More and more stories are coming to light about anxious Greeks withdrawing their money, or even their life-savings, from the Greek banks to stash it safely at their homes and then having it stolen right under their noses.
The debt crisis has caused a panic wave among Greeks, who are desperately trying to protect their Euros from a potentially impending Euro Zone exit or default.
“No one knows just how much cash lies stashed in Greek homes, secreted in cupboards, at the back of the ice-box, beneath the floor or under the mattress. But by any guess, it is well in the billions,” reports Reuters, adding that 72 billion Euros have been withdrawn from Greek bank accounts in cash between 2010 and 2012.
“Many people have withdrawn their money from the banks fearing a financial crash, and they either carry it on them, find a hideout at home or in storage rooms,” national police spokesman Thanassis Kokkalakis said to Reuters.
This change in the place to save one’s money, however, hides a grave risk: it lacks security. Unlike banks or jewelry shops, normal houses are prey to all burglars, who prefer breaking into houses of elderly people and take off with the freshly withdrawn money rather than going for a bank treasury and its security systems. According to the Reuters report, the new money saving trend is attracting not only local but foreign crime networks as well.
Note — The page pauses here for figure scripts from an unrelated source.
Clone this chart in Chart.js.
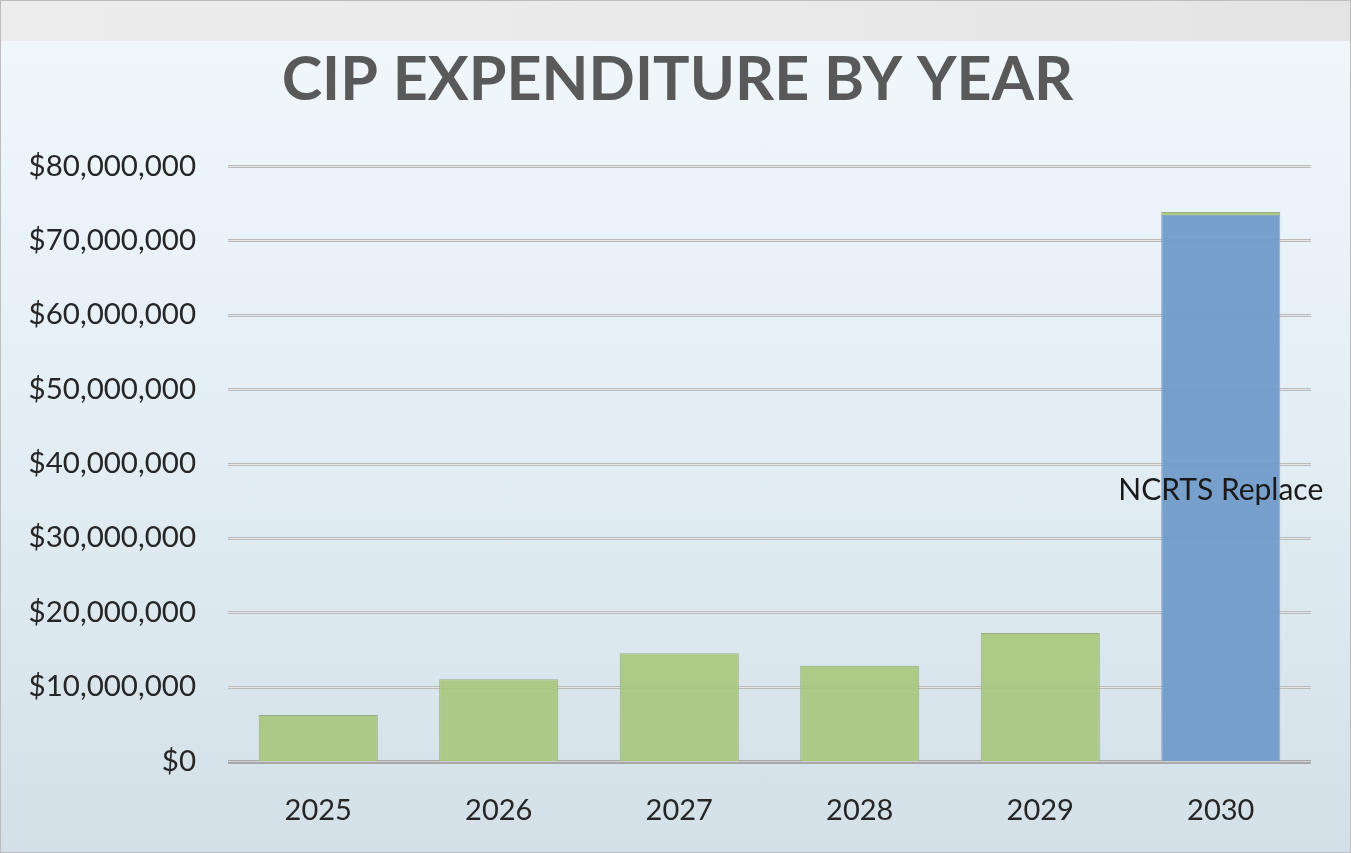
<!DOCTYPE html>
<html>
<head>
<meta charset="utf-8">
<script src="https://cdn.jsdelivr.net/npm/chart.js@4.4.1/dist/chart.umd.min.js"></script>
<style>
  html, body { margin: 0; padding: 0; }
  body { width: 1351px; height: 853px; overflow: hidden; background: #fff; }
  .frame {
    position: absolute; left: 0; top: 0; width: 1349px; height: 851px;
    border: 1px solid #bdbdbd;
    background: linear-gradient(180deg, #f1f8fc 0px, #e3eef5 420px, #d4e0e7 851px);
  }
  .header {
    position: absolute; left: 0; top: 0; width: 1349px; height: 40px;
    background: linear-gradient(90deg, #ededed, #e9e9e9 60%, #e4e4e4);
  }
  .wrap { position: absolute; left: 0; top: 0; width: 1351px; height: 853px; }
</style>
</head>
<body>
<div class="frame"><div class="header"></div></div>
<div class="wrap"><canvas id="cipChart" width="1351" height="853"></canvas></div>
<script>
// ---------- data ----------
const years = ["2025", "2026", "2027", "2028", "2029", "2030"];
const ncrtsValues = [null, null, null, null, null, 73400000];
const otherValues = [6200000, 11000000, 14500000, 12800000, 17200000, 400000];
const ncrtsLabels = ["", "", "", "", "", "NCRTS Replace"];
const yTicks = [0, 10000000, 20000000, 30000000, 40000000, 50000000, 60000000, 70000000, 80000000];
const chartTitle = "CIP EXPENDITURE BY YEAR";

const fontFamily = "Lato, 'Open Sans', sans-serif";

function money(v) {
  return "$" + v.toLocaleString("en-US");
}

// double gray gridlines like the office chart
const gridPlugin = {
  id: "doubleGrid",
  beforeDatasetsDraw(chart) {
    const { ctx, chartArea } = chart;
    const y = chart.scales.y;
    ctx.save();
    yTicks.forEach(t => {
      const py = Math.round(y.getPixelForValue(t));
      const zero = t === 0;
      ctx.fillStyle = zero ? "#a9a9a9" : "#bababa";
      ctx.fillRect(chartArea.left, py - 1, chartArea.right - chartArea.left, zero ? 4 : 3);
      ctx.fillStyle = zero ? "#cfcfcf" : "#e6e6e6";
      ctx.fillRect(chartArea.left, py, chartArea.right - chartArea.left, 1);
    });
    ctx.restore();
  }
};

// title centered on the whole canvas
const titlePlugin = {
  id: "bigTitle",
  afterDraw(chart) {
    const { ctx } = chart;
    ctx.save();
    ctx.font = "bold 61px " + fontFamily;
    ctx.fillStyle = "#595959";
    ctx.textAlign = "center";
    ctx.textBaseline = "alphabetic";
    ctx.fillText(chartTitle, chart.width / 2 + 2, 100);
    ctx.restore();
  }
};

// data label inside the blue bar
const labelPlugin = {
  id: "barLabel",
  afterDatasetsDraw(chart) {
    const { ctx } = chart;
    const meta = chart.getDatasetMeta(0);
    ctx.save();
    ctx.font = "30px " + fontFamily;
    ctx.fillStyle = "#1a1a1a";
    ctx.textAlign = "center";
    ctx.textBaseline = "middle";
    meta.data.forEach((bar, i) => {
      if (!ncrtsLabels[i]) return;
      const p = bar.getProps(["x", "y", "base"], true);
      ctx.fillText(ncrtsLabels[i], p.x, (p.y + p.base) / 2 + 2);
    });
    ctx.restore();
  }
};

new Chart(document.getElementById("cipChart"), {
  type: "bar",
  data: {
    labels: years,
    datasets: [
      {
        label: "NCRTS Replace",
        data: ncrtsValues,
        backgroundColor: "rgba(112, 155, 202, 0.94)",
        borderColor: "#8fa9c4",
        borderWidth: 1,
        borderSkipped: "bottom"
      },
      {
        label: "Other",
        data: otherValues,
        backgroundColor: "rgba(170, 199, 127, 0.93)",
        borderColor: "#9aae86",
        borderWidth: 1,
        borderSkipped: "bottom"
      }
    ]
  },
  options: {
    responsive: false,
    animation: false,
    layout: { padding: { top: 166, right: 40, bottom: 0, left: 0 } },
    datasets: { bar: { categoryPercentage: 1, barPercentage: 0.66 } },
    plugins: {
      legend: { display: false },
      title: { display: false },
      tooltip: { enabled: false }
    },
    scales: {
      x: {
        stacked: true,
        grid: { display: false },
        border: { display: false },
        ticks: { color: "#262626", font: { family: fontFamily, size: 29 }, padding: 24 },
        afterFit(scale) { scale.height = 92; }
      },
      y: {
        stacked: true,
        min: 0,
        max: 80000000,
        grid: { display: false, drawTicks: false },
        border: { display: false },
        afterBuildTicks(scale) { scale.ticks = yTicks.map(v => ({ value: v })); },
        ticks: {
          color: "#262626",
          font: { family: fontFamily, size: 29.5 },
          padding: 32,
          callback: v => money(v)
        },
        afterFit(scale) { scale.width = 228; }
      }
    }
  },
  plugins: [gridPlugin, labelPlugin, titlePlugin]
});
</script>
</body>
</html>
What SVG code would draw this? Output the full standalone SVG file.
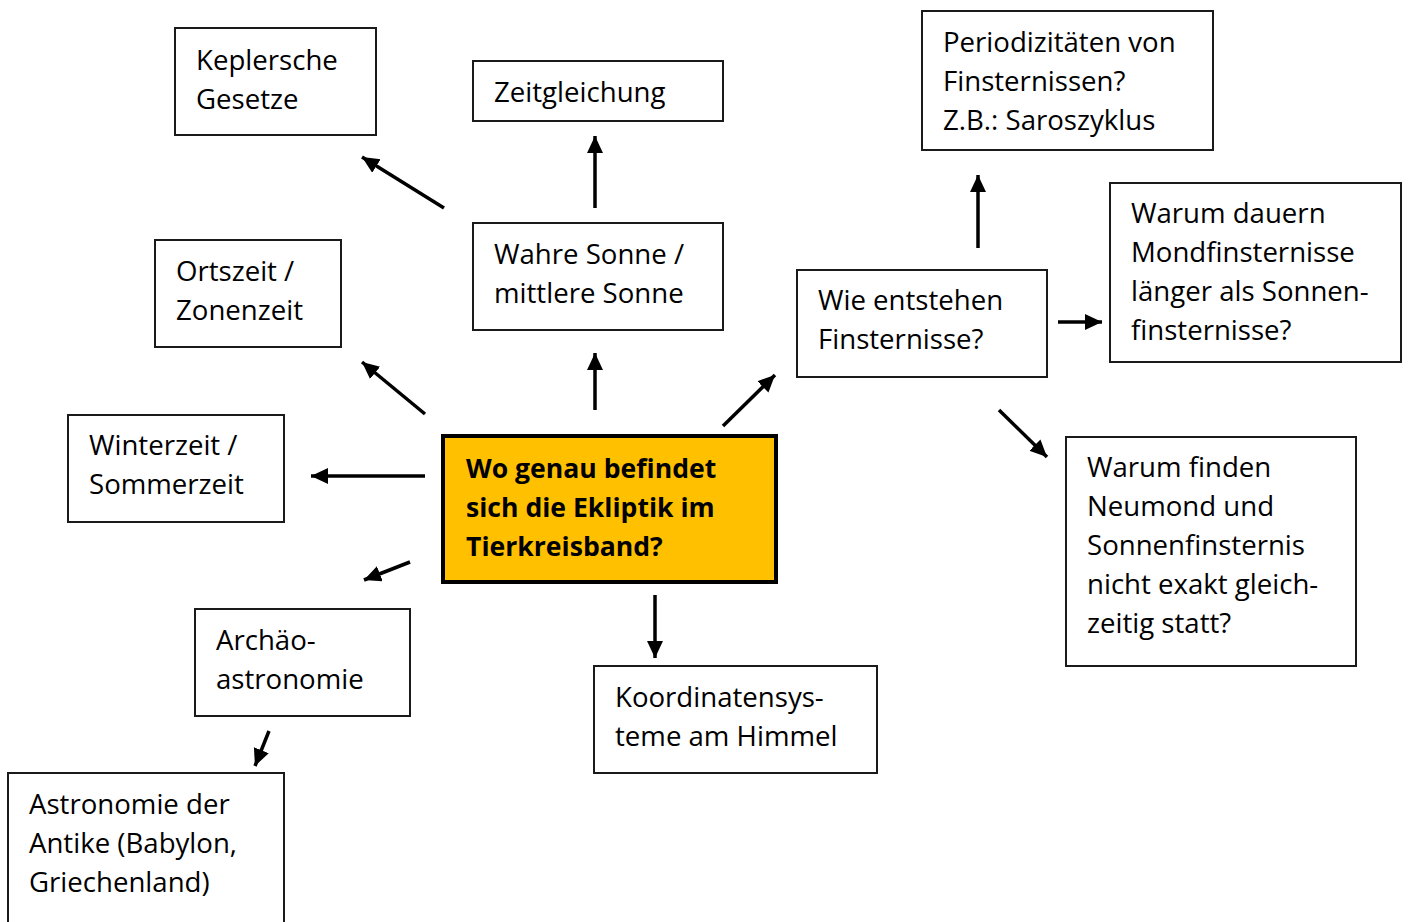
<svg xmlns="http://www.w3.org/2000/svg" width="1408" height="922" viewBox="0 0 1408 922">
<defs>
<style>
.box{fill:#fff;stroke:#1a1a1a;stroke-width:2}
.main{fill:#FFC000;stroke:#000;stroke-width:4}
text{font-family:"Open Sans","Noto Sans",sans-serif;font-size:27.6px;fill:#000}
.b{font-weight:bold;font-size:26.6px}
.arr{stroke:#000;stroke-width:3.5;fill:none;marker-end:url(#ah)}
</style>
<marker id="ah" markerUnits="userSpaceOnUse" markerWidth="20" markerHeight="18" refX="17" refY="8" orient="auto">
<path d="M0,0 L17,8 L0,16 z" fill="#000"/>
</marker>
</defs>
<rect width="1408" height="922" fill="#fff"/>
<g id="connectors">
<line class="arr" x1="444" y1="208" x2="362" y2="157"/>
<line class="arr" x1="595" y1="208" x2="595" y2="136"/>
<line class="arr" x1="425" y1="414" x2="362" y2="362"/>
<line class="arr" x1="595" y1="410" x2="595" y2="353"/>
<line class="arr" x1="425" y1="476" x2="311" y2="476"/>
<line class="arr" x1="410" y1="562" x2="364" y2="580"/>
<line class="arr" x1="269" y1="731" x2="255" y2="766"/>
<line class="arr" x1="655" y1="595" x2="655" y2="658"/>
<line class="arr" x1="723" y1="426" x2="775" y2="375"/>
<line class="arr" x1="978" y1="248" x2="978" y2="175"/>
<line class="arr" x1="1058" y1="322" x2="1102" y2="322"/>
<line class="arr" x1="999" y1="410" x2="1047" y2="457"/>
</g>
<g id="n-kepler"><rect class="box" x="175" y="28" width="201" height="107"/><text x="196" y="70">Keplersche</text><text x="196" y="109">Gesetze</text></g>
<g id="n-zeitgleichung"><rect class="box" x="473" y="61" width="250" height="60"/><text x="494" y="102">Zeitgleichung</text></g>
<g id="n-sonne"><rect class="box" x="473" y="223" width="250" height="107"/><text x="494" y="264">Wahre Sonne /</text><text x="494" y="303">mittlere Sonne</text></g>
<g id="n-ortszeit"><rect class="box" x="155" y="240" width="186" height="107"/><text x="176" y="281">Ortszeit /</text><text x="176" y="320">Zonenzeit</text></g>
<g id="n-winterzeit"><rect class="box" x="68" y="415" width="216" height="107"/><text x="89" y="455">Winterzeit /</text><text x="89" y="494">Sommerzeit</text></g>
<g id="n-main"><rect class="main" x="443" y="436" width="333" height="146"/><text class="b" x="466" y="478">Wo genau befindet</text><text class="b" x="466" y="517">sich die Ekliptik im</text><text class="b" x="466" y="556">Tierkreisband?</text></g>
<g id="n-archaeo"><rect class="box" x="195" y="609" width="215" height="107"/><text x="216" y="650">Archäo-</text><text x="216" y="689">astronomie</text></g>
<g id="n-antike"><rect class="box" x="8" y="773" width="276" height="160"/><text x="29" y="814">Astronomie der</text><text x="29" y="853">Antike (Babylon,</text><text x="29" y="892">Griechenland)</text></g>
<g id="n-koordinaten"><rect class="box" x="594" y="666" width="283" height="107"/><text x="615" y="707">Koordinatensys-</text><text x="615" y="746">teme am Himmel</text></g>
<g id="n-finsternisse"><rect class="box" x="797" y="270" width="250" height="107"/><text x="818" y="310">Wie entstehen</text><text x="818" y="349">Finsternisse?</text></g>
<g id="n-periodizitaet"><rect class="box" x="922" y="11" width="291" height="139"/><text x="943" y="52">Periodizitäten von</text><text x="943" y="91">Finsternissen?</text><text x="943" y="130">Z.B.: Saroszyklus</text></g>
<g id="n-dauern"><rect class="box" x="1110" y="183" width="291" height="179"/><text x="1131" y="223">Warum dauern</text><text x="1131" y="262">Mondfinsternisse</text><text x="1131" y="301">länger als Sonnen-</text><text x="1131" y="340">finsternisse?</text></g>
<g id="n-neumond"><rect class="box" x="1066" y="437" width="290" height="229"/><text x="1087" y="477">Warum finden</text><text x="1087" y="516">Neumond und</text><text x="1087" y="555">Sonnenfinsternis</text><text x="1087" y="594">nicht exakt gleich-</text><text x="1087" y="633">zeitig statt?</text></g>
</svg>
Besides criminality spreading across the debt-ridden country, the dangers underlying when hiding large amounts of money at home are more to think about. A possible fire could destroy the savings of a lifetime, while a person’s disappearance could leave a stash of money hidden in a hollow below the floor for the future “archaeologists” to retrieve.
Stashing money in secure places was a common practice across Greece dating back to the ancient times. “Hiding valuables – small or larger amounts of coins, golden, silver, even bronze – was very widespread in antiquity, especially in times of war, crisis or difficulty,” George Riginos of the Association of Greek Archaeologists told Reuters.